After the coup, the CIA captured Guzman government documents and found that there was no threat of Soviet control of Guzman’s government and any actions taken by Guatemala communists were done independent of any direction by Guzman’s government.

Guatemala had crossed its River Rubicon into rightwing death squads and repression. Armas immediately ended an land reform, purged “communists” from the government, established a one-party state and created the first modern Latin American death squad, the National Committee of Defense Against Communism. From 1954 to 1996, Guatemala would be the scene of one dictatorship after another and civil wars, which would cost the lives of over 200,000 Guatemalans.

1973-Chile

This being the most notorious and most written about coup in the last 30 years, there is no need here to rehash the history of it other then to point out the American involvement.

According to declassified records released in 1998, the Nixon Administration was up to their neck in trying to overthrow the democratically-elected Salvador Allende. These include:

–Handwritten notes from CIA Director Dick Helms that President Nixon wanted to create a military coup in Chile.

–A report of a meeting between Henry Kissinger, Alexander Haig and others on October 15, 1970 to set up Project FUBELT. Kissinger demanded, “Continue keeping the pressure on every Allende weak spot in sight.”

Memos from Deputy Director of Plans for the CIA Thomas Karamessines to the CIA station in Santiago, Chile that “it is firm and continuing policy that Allende be overthrown by a coup.”

And those who wish to explore Henry Kissinger’s involvement in Chile and the death of General Rene Schneider should consult Christopher Hitchens’s book, The Trial of Henry Kissinger.

After the ouster of Allende, came the Augusto Pinochet regime. Soon terms like Caravan of Death, Operation Columbo and Operation Condor would soon strike fear in the hearts of civilzed people in Chile and Latin America.

What Fidel Castro is to Michael Moore and Oliver Stone, Pinochet became to the political Right. The political murders, lack of civil rights and fascist dictatorship was always excused because after all, he did cut taxes and privatize parts of the Chilean economy. Even Friedrich Von Hayek was seduced by Pinochet’s charm.

1979-Nicaragua

Anastasio Somoza, whose family had governed Nicaragua since 1936 was overthrown by Soviet-friendly Sandinista rebels. Somoza was despised by all parts of Nicaraguan society, from the newspaper La Prensa to the Roman Catholic Church.

The Sandinistas have always been presented by many on the Left as agrarian reformers bent on social democracy, when in fact, they were autocratic and their human rights abuses and lack of civil rights during their reign in the 1980s left much top be desired. There were some honest Leftists who saw through the romantic notions of the Sandinistas, such as Paul Berman.

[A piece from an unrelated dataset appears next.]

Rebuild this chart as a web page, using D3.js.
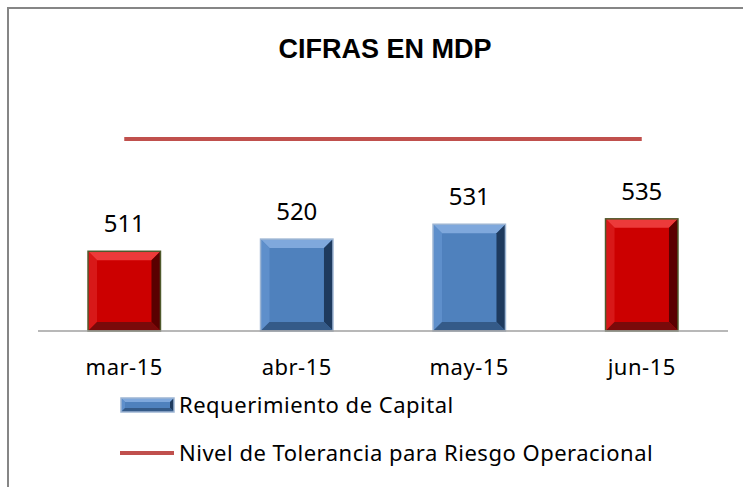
<!DOCTYPE html>
<html>
<head>
<meta charset="utf-8">
<script src="https://cdn.jsdelivr.net/npm/d3@7"></script>
<style>
  body { margin: 0; background: #fff; }
  svg { display: block; font-family: "Noto Sans", "Open Sans", sans-serif; }
</style>
</head>
<body>
<svg id="chart" width="743" height="487"></svg>
<script>
// Datos
const categories = ["mar-15", "abr-15", "may-15", "jun-15"];
const values = [511, 520, 531, 535];
const barColors = ["red", "blue", "blue", "red"];
const tolerance = 594;
const title = "CIFRAS EN MDP";
const legendLabels = ["Requerimiento de Capital", "Nivel de Tolerancia para Riesgo Operacional"];

const svg = d3.select("#chart");

// Paletas para el efecto biselado
const palettes = {
    red:  { face: "#cc0000", top: "#ec3a3a", left: "#d81818", right: "#5a0000", bottom: "#7a0a0a", stroke: "#4f5a2c" },
    blue: { face: "#4f81bd", top: "#7fa8dc", left: "#5e8fcb", right: "#1e3a5e", bottom: "#345a88", stroke: "#9db5d3" }
};

// Marco
svg.append("path")
    .attr("d", "M8,800 L8,8 L800,8")
    .attr("fill", "none")
    .attr("stroke", "#868686")
    .attr("stroke-width", 2);

// Título
svg.append("text")
    .attr("x", 385)
    .attr("y", 58)
    .attr("text-anchor", "middle")
    .style("font-family", "'Liberation Sans', Arial, sans-serif")
    .style("font-size", "27px")
    .style("font-weight", "bold")
    .attr("fill", "#000")
    .text(title);

// Escalas
const x = d3.scaleBand()
    .domain(categories)
    .range([38, 728])
    .paddingInner(0.58)
    .paddingOuter(0.29);

const y = d3.scaleLinear()
    .domain([452, 600])
    .range([331, 131]);

const data = categories.map((c, i) => ({ cat: c, value: values[i], color: barColors[i] }));

// Barras con bisel
function drawBevelBar(g, x0, y0, w, h, pal, b) {
    g.append("rect").attr("x", x0).attr("y", y0).attr("width", w).attr("height", h).attr("fill", pal.face);
    const x1 = x0 + w, y1 = y0 + h;
    const poly = (pts, fill) => g.append("polygon").attr("points", pts.map(p => p.join(",")).join(" ")).attr("fill", fill);
    poly([[x0, y0], [x1, y0], [x1 - b, y0 + b], [x0 + b, y0 + b]], pal.top);
    poly([[x0, y0], [x0 + b, y0 + b], [x0 + b, y1 - b], [x0, y1]], pal.left);
    poly([[x1, y0], [x1, y1], [x1 - b, y1 - b], [x1 - b, y0 + b]], pal.right);
    poly([[x0, y1], [x0 + b, y1 - b], [x1 - b, y1 - b], [x1, y1]], pal.bottom);
    g.append("rect").attr("x", x0).attr("y", y0).attr("width", w).attr("height", h)
        .attr("fill", "none").attr("stroke", pal.stroke).attr("stroke-width", 1.5);
}

const bars = svg.append("g");
data.forEach(d => {
    const g = bars.append("g");
    drawBevelBar(g, x(d.cat), y(d.value), x.bandwidth(), y(y.domain()[0]) - y(d.value), palettes[d.color], 9);
});

// Eje X
svg.append("line")
    .attr("x1", x.range()[0]).attr("x2", x.range()[1])
    .attr("y1", y(y.domain()[0])).attr("y2", y(y.domain()[0]))
    .attr("stroke", "#a0a0a0")
    .attr("stroke-width", 1.5);

svg.append("g").selectAll("text")
    .data(categories)
    .enter()
    .append("text")
        .attr("x", d => x(d) + x.bandwidth() / 2)
        .attr("y", 375)
        .attr("text-anchor", "middle")
        .style("font-size", "22px")
        .style("letter-spacing", "0.5px")
        .attr("fill", "#000")
        .text(d => d);

// Etiquetas de valor
svg.append("g").selectAll("text")
    .data(data)
    .enter()
    .append("text")
        .attr("x", d => x(d.cat) + x.bandwidth() / 2)
        .attr("y", d => y(d.value) - 19)
        .attr("text-anchor", "middle")
        .style("font-size", "24px")
        .attr("fill", "#000")
        .text(d => d.value);

// Línea de tolerancia
svg.append("line")
    .attr("x1", x(categories[0]) + x.bandwidth() / 2)
    .attr("x2", x(categories[categories.length - 1]) + x.bandwidth() / 2)
    .attr("y1", y(tolerance)).attr("y2", y(tolerance))
    .attr("stroke", "#c0504d")
    .attr("stroke-width", 4);

// Leyenda
const legend = svg.append("g");
drawBevelBar(legend.append("g"), 121, 398, 53, 14, palettes.blue, 4);
legend.append("text")
    .attr("x", 179).attr("y", 405)
    .attr("dy", "0.35em")
    .style("font-size", "22px")
    .style("letter-spacing", "0.5px")
    .attr("fill", "#000")
    .text(legendLabels[0]);

legend.append("line")
    .attr("x1", 120).attr("x2", 174)
    .attr("y1", 453).attr("y2", 453)
    .attr("stroke", "#c0504d")
    .attr("stroke-width", 4);
legend.append("text")
    .attr("x", 179).attr("y", 453)
    .attr("dy", "0.35em")
    .style("font-size", "22px")
    .style("letter-spacing", "0.5px")
    .attr("fill", "#000")
    .text(legendLabels[1]);
</script>
</body>
</html>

However, the USA made the mistake of “the enemy of my enemy is my friend” and decided to support the Contra resistance to Sandinista rule. President Ronald Reagan infamously stated that the Contras were the “moral equivalent of our Founding Fathers,” thus committing the USA to support a dubious group of ex-Somoza generals, drug runners and some legitimate freedom fighters. The Reagan Administration had been banned from Congress by the Boland Amendment from giving any military aid to the Contras. Instead it broke US law and with the help of Oliver North, John Poindexter and others, came the Iran-Contra Affair of selling arms to Iran to finance the Contra struggle in Nicaragua. The scandal would lead to 14 Reagan Administration officials charged with crimes and 11 convicted.

And one could also discuss the USA involvement in the Salvadoran civil war, where the anti-communist uber alles mentality led to the support of death squads and revolting figures like the late Roberto D’Aubusson, who while a hero to the Moral Majority, Young Americans for Freedom, Jesse Helms and members of the Reagan administration was the leader of the right wing death squads who among their victims included Archbishop Romero and American nuns.

Thus the USA’s strong condemnation of the military coup in Honduras last month is a change and change for the better not only for the USA but for Latin America.

We don’t have to speculate too hard that if Allen Dulles, Henry Kissinger or Oliver North were still in the government, where American sympathies would lie.